Massimo Campigli pittore

Massimo Campigli


Massimo Campigli, pseudonimo di Max Hilenfeld, nacque a Berlino nel 1895 da una giovane madre di origini alto borghesi. Subito dopo la nascita, la madre si trasferì a Firenze con il bambino, che crebbe credendo che lei fosse in realtà una zia. Solo a quindici anni scoprì la verità, evento che lasciò un segno profondo nella sua percezione del mondo femminile, tematica ricorrente nella sua arte.
Cresciuto tra Firenze e Milano, mostrò sin da giovane una forte inclinazione verso la letteratura e l’arte.

Nel 1914 fu assunto dal Corriere della Sera e, parallelamente, frequentò gli ambienti futuristi milanesi, entrando in contatto con artisti come Umberto Boccioni e Carlo Carrà.
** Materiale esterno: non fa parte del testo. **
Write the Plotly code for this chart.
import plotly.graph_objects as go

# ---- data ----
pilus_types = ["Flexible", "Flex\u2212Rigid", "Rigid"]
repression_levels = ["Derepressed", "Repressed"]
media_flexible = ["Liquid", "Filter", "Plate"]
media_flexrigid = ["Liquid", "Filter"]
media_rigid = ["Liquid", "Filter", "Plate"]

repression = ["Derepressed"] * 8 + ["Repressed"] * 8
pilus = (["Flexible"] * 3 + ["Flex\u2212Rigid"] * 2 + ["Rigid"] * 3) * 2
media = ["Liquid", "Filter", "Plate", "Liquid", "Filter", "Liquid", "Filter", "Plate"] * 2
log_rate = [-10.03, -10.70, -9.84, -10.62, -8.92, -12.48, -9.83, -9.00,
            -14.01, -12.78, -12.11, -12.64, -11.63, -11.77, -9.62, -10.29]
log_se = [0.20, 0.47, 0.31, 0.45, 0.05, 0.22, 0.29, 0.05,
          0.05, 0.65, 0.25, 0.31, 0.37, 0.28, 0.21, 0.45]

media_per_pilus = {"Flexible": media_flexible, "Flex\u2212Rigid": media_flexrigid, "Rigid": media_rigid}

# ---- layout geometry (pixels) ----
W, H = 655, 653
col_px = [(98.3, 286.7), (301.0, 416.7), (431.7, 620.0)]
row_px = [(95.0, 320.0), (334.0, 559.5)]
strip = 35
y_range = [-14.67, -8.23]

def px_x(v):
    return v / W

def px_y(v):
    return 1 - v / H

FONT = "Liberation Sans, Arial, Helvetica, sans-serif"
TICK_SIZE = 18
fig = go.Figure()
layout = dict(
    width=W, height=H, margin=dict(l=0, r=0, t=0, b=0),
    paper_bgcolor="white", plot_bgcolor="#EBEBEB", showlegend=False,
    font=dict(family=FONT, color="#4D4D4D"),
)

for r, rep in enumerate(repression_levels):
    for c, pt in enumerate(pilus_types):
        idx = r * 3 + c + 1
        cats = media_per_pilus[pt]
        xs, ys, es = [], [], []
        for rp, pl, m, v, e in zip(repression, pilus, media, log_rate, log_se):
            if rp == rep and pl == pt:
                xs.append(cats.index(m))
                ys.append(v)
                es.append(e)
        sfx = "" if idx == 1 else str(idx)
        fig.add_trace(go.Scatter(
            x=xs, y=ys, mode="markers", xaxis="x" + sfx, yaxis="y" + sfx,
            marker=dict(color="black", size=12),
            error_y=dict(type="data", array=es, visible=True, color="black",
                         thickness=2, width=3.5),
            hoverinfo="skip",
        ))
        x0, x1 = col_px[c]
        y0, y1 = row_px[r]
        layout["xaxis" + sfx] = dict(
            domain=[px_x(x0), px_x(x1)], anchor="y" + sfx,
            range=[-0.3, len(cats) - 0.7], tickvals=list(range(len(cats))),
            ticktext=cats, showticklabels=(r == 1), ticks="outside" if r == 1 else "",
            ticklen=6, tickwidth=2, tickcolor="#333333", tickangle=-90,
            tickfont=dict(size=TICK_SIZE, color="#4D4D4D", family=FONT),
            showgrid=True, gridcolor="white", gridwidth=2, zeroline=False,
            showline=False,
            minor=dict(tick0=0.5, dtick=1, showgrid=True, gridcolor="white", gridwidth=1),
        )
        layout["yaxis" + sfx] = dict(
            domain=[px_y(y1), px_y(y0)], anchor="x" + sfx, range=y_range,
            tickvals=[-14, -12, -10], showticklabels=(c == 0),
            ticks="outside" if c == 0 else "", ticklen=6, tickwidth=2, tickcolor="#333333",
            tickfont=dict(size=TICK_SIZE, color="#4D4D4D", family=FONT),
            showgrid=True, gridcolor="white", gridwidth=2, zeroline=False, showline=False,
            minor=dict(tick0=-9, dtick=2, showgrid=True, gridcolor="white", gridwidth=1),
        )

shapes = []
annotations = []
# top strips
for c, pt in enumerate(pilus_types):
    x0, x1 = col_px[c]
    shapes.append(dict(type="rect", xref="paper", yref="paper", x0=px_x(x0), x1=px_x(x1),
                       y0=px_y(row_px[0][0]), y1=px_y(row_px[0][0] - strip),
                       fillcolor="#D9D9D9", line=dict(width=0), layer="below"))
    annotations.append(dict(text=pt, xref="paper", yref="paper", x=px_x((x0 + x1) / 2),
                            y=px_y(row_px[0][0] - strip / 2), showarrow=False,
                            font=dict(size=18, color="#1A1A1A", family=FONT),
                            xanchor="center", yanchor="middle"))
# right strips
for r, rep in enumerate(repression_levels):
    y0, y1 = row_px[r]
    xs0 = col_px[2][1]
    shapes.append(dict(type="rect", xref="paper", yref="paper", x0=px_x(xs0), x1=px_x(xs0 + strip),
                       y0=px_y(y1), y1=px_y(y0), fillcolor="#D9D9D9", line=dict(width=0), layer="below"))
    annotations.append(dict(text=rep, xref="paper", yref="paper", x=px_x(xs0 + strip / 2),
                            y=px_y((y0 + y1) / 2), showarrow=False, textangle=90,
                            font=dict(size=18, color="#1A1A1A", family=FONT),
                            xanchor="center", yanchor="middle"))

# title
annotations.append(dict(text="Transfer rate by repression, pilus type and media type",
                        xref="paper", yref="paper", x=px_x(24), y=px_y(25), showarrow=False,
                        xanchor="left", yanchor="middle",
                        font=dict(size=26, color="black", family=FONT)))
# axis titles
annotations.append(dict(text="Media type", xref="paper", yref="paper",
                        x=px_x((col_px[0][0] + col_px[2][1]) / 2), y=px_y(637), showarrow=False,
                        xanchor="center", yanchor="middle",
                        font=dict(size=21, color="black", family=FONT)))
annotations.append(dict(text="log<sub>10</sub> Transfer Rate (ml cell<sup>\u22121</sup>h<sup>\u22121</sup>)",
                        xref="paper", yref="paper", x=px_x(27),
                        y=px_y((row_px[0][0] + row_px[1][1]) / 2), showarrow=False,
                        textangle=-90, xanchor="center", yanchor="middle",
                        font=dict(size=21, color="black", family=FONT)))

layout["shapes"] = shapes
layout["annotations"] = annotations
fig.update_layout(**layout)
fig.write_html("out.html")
Durante la Prima Guerra Mondiale si arruolò nell’esercito italiano e fu fatto prigioniero nel 1916. Evase l’anno seguente, rientrando in Italia solo nel 1918.
Dal 1919 fu corrispondente da Parigi per il Corriere della Sera. Qui esplose la sua passione per la pittura: di giorno lavorava in studio, di notte scriveva per il giornale. I suoi primi quadri colpirono il mercante d’arte Léonce Rosenberg, che gli acquistò diverse opere. Nel 1921 espose per la prima volta al Salon d'Automne.
Nel 1927 lasciò definitivamente il giornalismo per dedicarsi alla pittura. Nello stesso periodo fondò il gruppo “I sette di Parigi” con De Chirico, Tozzi, Severini, De Pisis, Paresce e Savinio. Campigli si distingueva per uno stile pittorico influenzato dalla scultura etrusca, che scoprì durante una visita al Museo di Villa Giulia a Roma. Questo lo portò ad adottare una tecnica simile all’affresco, con colori tenui, figure stilizzate e composizioni geometriche.
Nel 1933 aderì al “Manifesto della pittura murale”, firmato anche da Sironi, Carrà e Funi. In seguito, fu incaricato di realizzare grandi affreschi pubblici, come Non uccidere nel Palazzo di Giustizia di Milano, e una decorazione monumentale per il Palazzo Liviano di Padova, che ricopriva oltre 300 mq.
Negli anni '30 sposò la scultrice Giuditta Scalini, con la quale ebbe un figlio, Nicola. Durante la guerra si trasferì a Venezia per sfuggire ai bombardamenti. Nel dopoguerra tornò a Milano e si dedicò alla litografia, illustrando tra l’altro le Poesie di Paul Verlaine.
Dal secondo dopoguerra in poi, Campigli raggiunse fama internazionale. Partecipò a numerose esposizioni in città come Amsterdam, Londra, New York, Parigi, Boston, e Roma. Fu invitato più volte alla Biennale di Venezia (1950, 1952, 1954, 1958 e con una sala personale nel 1962) e alla Tate Gallery di Londra. Nel 1955 tenne una mostra personale allo Stedelijk Museum di Amsterdam.
Negli anni ’60 ricevette numerosi riconoscimenti, tra cui il titolo di Commendatore al Merito della Repubblica Italiana e l’elezione ad Accademico di San Luca. Nel 1971, pochi mesi dopo la sua ultima retrospettiva al Palazzo Reale di Milano, morì a Saint-Tropez.

Massimo Campigli opere

Le opere di Campigli sono riconoscibili per il loro stile arcaico, ispirato all’arte etrusca, con figure femminili frontali, statiche, spesso inserite in contesti simbolici. I suoi dipinti, caratterizzati da una raffinata semplificazione delle forme e da una palette cromatica terrosa e sobria, evocano un senso di atemporalità e sacralità. Temi frequenti sono le lavoratrici, le madri, e scene quotidiane trasfigurate in icone moderne. Tra i suoi capolavori figurano Le cucitrici (1925), conservato all’Ermitage di San Pietroburgo, e il ciclo di affreschi del Palazzo di Giustizia di Milano. Le sue opere sono oggi esposte nei più prestigiosi musei del mondo, dal MoMA di New York alla Galleria Nazionale d'Arte Moderna di Roma.